What are they supposed to do? And so they hatch & theoretically live in your intestines? Now if you see no changes at all, good or bad, & stop taking these eggs, do the worms or whatever die off, or do they just stay alive in there? How do you get rid of them if you want to? And these are human worm eggs as opposed to those pig eggs everyone's talking about? Huh.... right now I feel like I'm 100 years old, cause what's going thru my head is "Oh my word, the things people do!".. haha! well good luck, I guess they can't hurt. Can they?
I'm still learning, so I some of the information may change or be inaccurate.
Yes, they develop and live in the large intestine. The whipworms will modulate the immune system to escape detection and destruction. Apparently they work on the interaction between Th-1 and Th-2 receptors.
The idea is that humans and their parasites have co-evolved for millions of year and need each other, and there is a correlation between increased sanitation and increase auto-immune disorders, IBD included.
They live for a couple of years. Some sources say about two years and some say up to five years. If I want to get rid of them I can take a pill to kill them off. The CDC does not recommend treating low-grade infections like the one I am trying to cultivate.
I guess these are cousins to the pig whip worm. The pig whip worm cannot live forever in the human gut, so people who use that method have to continually re-ingest the eggs.
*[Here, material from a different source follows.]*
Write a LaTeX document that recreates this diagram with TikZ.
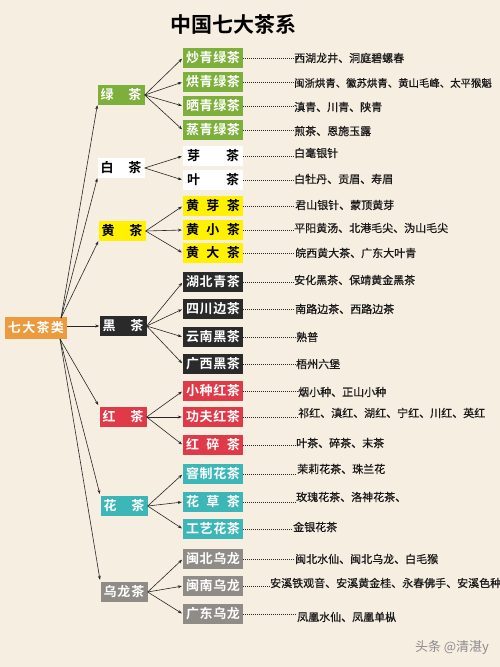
\documentclass[tikz,border=0pt]{standalone}
\usepackage{fontspec}
\newfontfamily\cjk{Noto Sans CJK SC}[BoldFont={* Bold}]
\newfontfamily\cjkd{Noto Sans CJK SC}[FakeBold=0.6]
\usetikzlibrary{arrows.meta}
\definecolor{bg}{HTML}{F7EEE2}
\definecolor{cgreen}{HTML}{7DB03A}
\definecolor{cyellow}{HTML}{FFF100}
\definecolor{cblack}{HTML}{2A2A2A}
\definecolor{cred}{HTML}{E03A48}
\definecolor{cteal}{HTML}{3DB6B8}
\definecolor{cgray}{HTML}{8F8B87}
\definecolor{corange}{HTML}{EB9A3E}
\newcommand{\spr}[2]{\makebox[#1]{#2}}
\begin{document}
\begin{tikzpicture}[x=1pt,y=-1pt, font=\cjk,
  box/.style={minimum height=20pt, inner sep=0pt, font=\cjk\bfseries\fontsize{13}{13}\selectfont},
  catbox/.style={box, minimum width=47pt},
  subbox/.style={box, minimum width=60pt},
  desc/.style={anchor=west, inner sep=0pt, text=black!90, font=\cjkd\fontsize{11}{11}\selectfont},
  arr/.style={-{Stealth[length=4pt,width=3pt]}, line width=0.6pt, draw=black!85},
  dots/.style={dash pattern=on 1.2pt off 0.8pt, line width=0.55pt, draw=black!85},
]
\fill[bg] (0,0) rectangle (500,667);
\useasboundingbox (0,0) rectangle (500,667);

\node[font=\cjk\bfseries\fontsize{21}{21}\selectfont] (title) at (233,25) {中国七大茶系};

% root
\node[box, minimum width=62pt, minimum height=22pt, fill=corange, text=white] (root) at (36,328) {\spr{56pt}{七\hfill 大\hfill 茶\hfill 类}};
\coordinate (rt) at (61,318);
\coordinate (rb) at (60,339);

% categories
\node[catbox, fill=cgreen, text=white] (lv) at (121,95) {\spr{41pt}{绿\hfill 茶}};
\node[catbox, fill=white] (bai) at (121,168) {\spr{41pt}{白\hfill 茶}};
\node[catbox, fill=cyellow] (huang) at (122,231) {\spr{41pt}{黄\hfill 茶}};
\node[catbox, fill=cblack, text=white] (hei) at (123,326) {\spr{41pt}{黑\hfill 茶}};
\node[catbox, fill=cred, text=white] (hong) at (123,417) {\spr{41pt}{红\hfill 茶}};
\node[catbox, fill=cteal, text=white] (hua) at (124,506) {\spr{41pt}{花\hfill 茶}};
\node[catbox, fill=cgray, text=white] (wl) at (124,592) {\spr{41pt}{乌\hfill 龙\hfill 茶}};

% root arrows
\draw[arr] (rt) -- (lv.south west);
\draw[arr] (rt) -- (bai.south west);
\draw[arr] (rt) -- (huang.south west);
\draw[arr] (root.east |- hei.west) -- (hei.west);
\draw[arr, shorten >=2pt] (rb) -- (hong.north west);
\draw[arr, shorten >=2pt] (rb) -- (hua.north west);
\draw[arr, shorten >=2pt] (rb) -- (wl.north west);

% sub boxes
\node[subbox, fill=cgreen, text=white] (s1) at (213,58) {\spr{54pt}{炒\hfill 青\hfill 绿\hfill 茶}};
\node[subbox, fill=cgreen, text=white] (s2) at (213,82) {\spr{54pt}{烘\hfill 青\hfill 绿\hfill 茶}};
\node[subbox, fill=cgreen, text=white] (s3) at (213,106) {\spr{54pt}{晒\hfill 青\hfill 绿\hfill 茶}};
\node[subbox, fill=cgreen, text=white] (s4) at (213,130) {\spr{54pt}{蒸\hfill 青\hfill 绿\hfill 茶}};
\node[subbox, fill=white] (s5) at (213,156) {\spr{52pt}{芽\hfill 茶}};
\node[subbox, fill=white] (s6) at (213,180) {\spr{52pt}{叶\hfill 茶}};
\node[subbox, fill=cyellow] (s7) at (213,206) {\spr{54pt}{黄\hfill 芽\hfill 茶}};
\node[subbox, fill=cyellow] (s8) at (213,230) {\spr{54pt}{黄\hfill 小\hfill 茶}};
\node[subbox, fill=cyellow] (s9) at (213,253) {\spr{54pt}{黄\hfill 大\hfill 茶}};
\node[subbox, fill=cblack, text=white] (s10) at (213,282) {\spr{54pt}{湖\hfill 北\hfill 青\hfill 茶}};
\node[subbox, fill=cblack, text=white] (s11) at (213,309) {\spr{54pt}{四\hfill 川\hfill 边\hfill 茶}};
\node[subbox, fill=cblack, text=white] (s12) at (213,337) {\spr{54pt}{云\hfill 南\hfill 黑\hfill 茶}};
\node[subbox, fill=cblack, text=white] (s13) at (213,364) {\spr{54pt}{广\hfill 西\hfill 黑\hfill 茶}};
\node[subbox, fill=cred, text=white] (s14) at (213,391) {\spr{54pt}{小\hfill 种\hfill 红\hfill 茶}};
\node[subbox, fill=cred, text=white] (s15) at (213,417) {\spr{54pt}{功\hfill 夫\hfill 红\hfill 茶}};
\node[subbox, fill=cred, text=white] (s16) at (213,445) {\spr{54pt}{红\hfill 碎\hfill 茶}};
\node[subbox, fill=cteal, text=white] (s17) at (213,474) {\spr{54pt}{窨\hfill 制\hfill 花\hfill 茶}};
\node[subbox, fill=cteal, text=white] (s18) at (213,502) {\spr{54pt}{花\hfill 草\hfill 茶}};
\node[subbox, fill=cteal, text=white] (s19) at (213,529) {\spr{54pt}{工\hfill 艺\hfill 花\hfill 茶}};
\node[subbox, fill=cgray, text=white] (s20) at (213,559) {\spr{54pt}{闽\hfill 北\hfill 乌\hfill 龙}};
\node[subbox, fill=cgray, text=white] (s21) at (213,586) {\spr{54pt}{闽\hfill 南\hfill 乌\hfill 龙}};
\node[subbox, fill=cgray, text=white] (s22) at (213,614) {\spr{54pt}{广\hfill 东\hfill 乌\hfill 龙}};

% category -> sub arrows
\foreach \c/\s in {lv/s1,lv/s2,lv/s3,lv/s4,bai/s5,bai/s6,huang/s7,huang/s8,huang/s9,hei/s10,hei/s11,hei/s12,hei/s13,hong/s14,hong/s15,hong/s16,hua/s17,hua/s18,hua/s19,wl/s20,wl/s21,wl/s22}
  \draw[arr, shorten >=1pt] (\c.east) -- (\s.west);

% descriptions
\node[desc] (d1) at (294,58) {西湖龙井、洞庭碧螺春};
\node[desc, font=\cjkd\fontsize{10.4}{11}\selectfont] (d2) at (294,83) {闽浙烘青、徽苏烘青、黄山毛峰、太平猴魁};
\node[desc] (d3) at (294,107) {滇青、川青、陕青};
\node[desc] (d4) at (294,131) {煎茶、恩施玉露};
\node[desc] (d5) at (294,153) {白毫银针};
\node[desc] (d6) at (294,179) {白牡丹、贡眉、寿眉};
\node[desc] (d7) at (295,205) {君山银针、蒙顶黄芽};
\node[desc] (d8) at (294,228) {平阳黄汤、北港毛尖、沩山毛尖};
\node[desc] (d9) at (295,253) {皖西黄大茶、广东大叶青};
\node[desc] (d10) at (294,280) {安化黑茶、保靖黄金黑茶};
\node[desc] (d11) at (295,309) {南路边茶、西路边茶};
\node[desc] (d12) at (296,337) {熟普};
\node[desc] (d13) at (296,364) {梧州六堡};
\node[desc] (d14) at (298,392) {烟小种、正山小种};
\node[desc] (d15) at (298,413) {祁红、滇红、湖红、宁红、川红、英红};
\node[desc] (d16) at (296,443) {叶茶、碎茶、末茶};
\node[desc] (d17) at (297,469) {茉莉花茶、珠兰花};
\node[desc] (d18) at (296,497) {玫瑰花茶、洛神花茶、};
\node[desc] (d19) at (293,527) {金银花茶};
\node[desc] (d20) at (295,559) {闽北水仙、闽北乌龙、白毛猴};
\node[desc] (d21) at (270,583) {安溪铁观音、安溪黄金桂、永春佛手、安溪色种};
\node[desc] (d22) at (297,617) {凤凰水仙、凤凰单枞};

\foreach \i in {1,...,22}
  \draw[dots] (s\i.east) -- (s\i.east -| d\i.west);

% watermark
\node[font=\cjk\fontsize{13}{13}\selectfont, text=black!45] (wm) at (452,648) {头条 @清湛y};
\end{tikzpicture}
\end{document}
These parasites have evolved to live in the human gut.
I'm told there may be an initial reaction as my body gets used to the whip worms, but it should be mild and transient fever, nausea, etc -- nothing I'm not used to at this point. If it works -- and there's reason to believe it will work -- remission is the goal.
I don't think you need to feel 100 years old. Even six months ago, if you had told me I'd be doing this, I'd have thought you were crazy.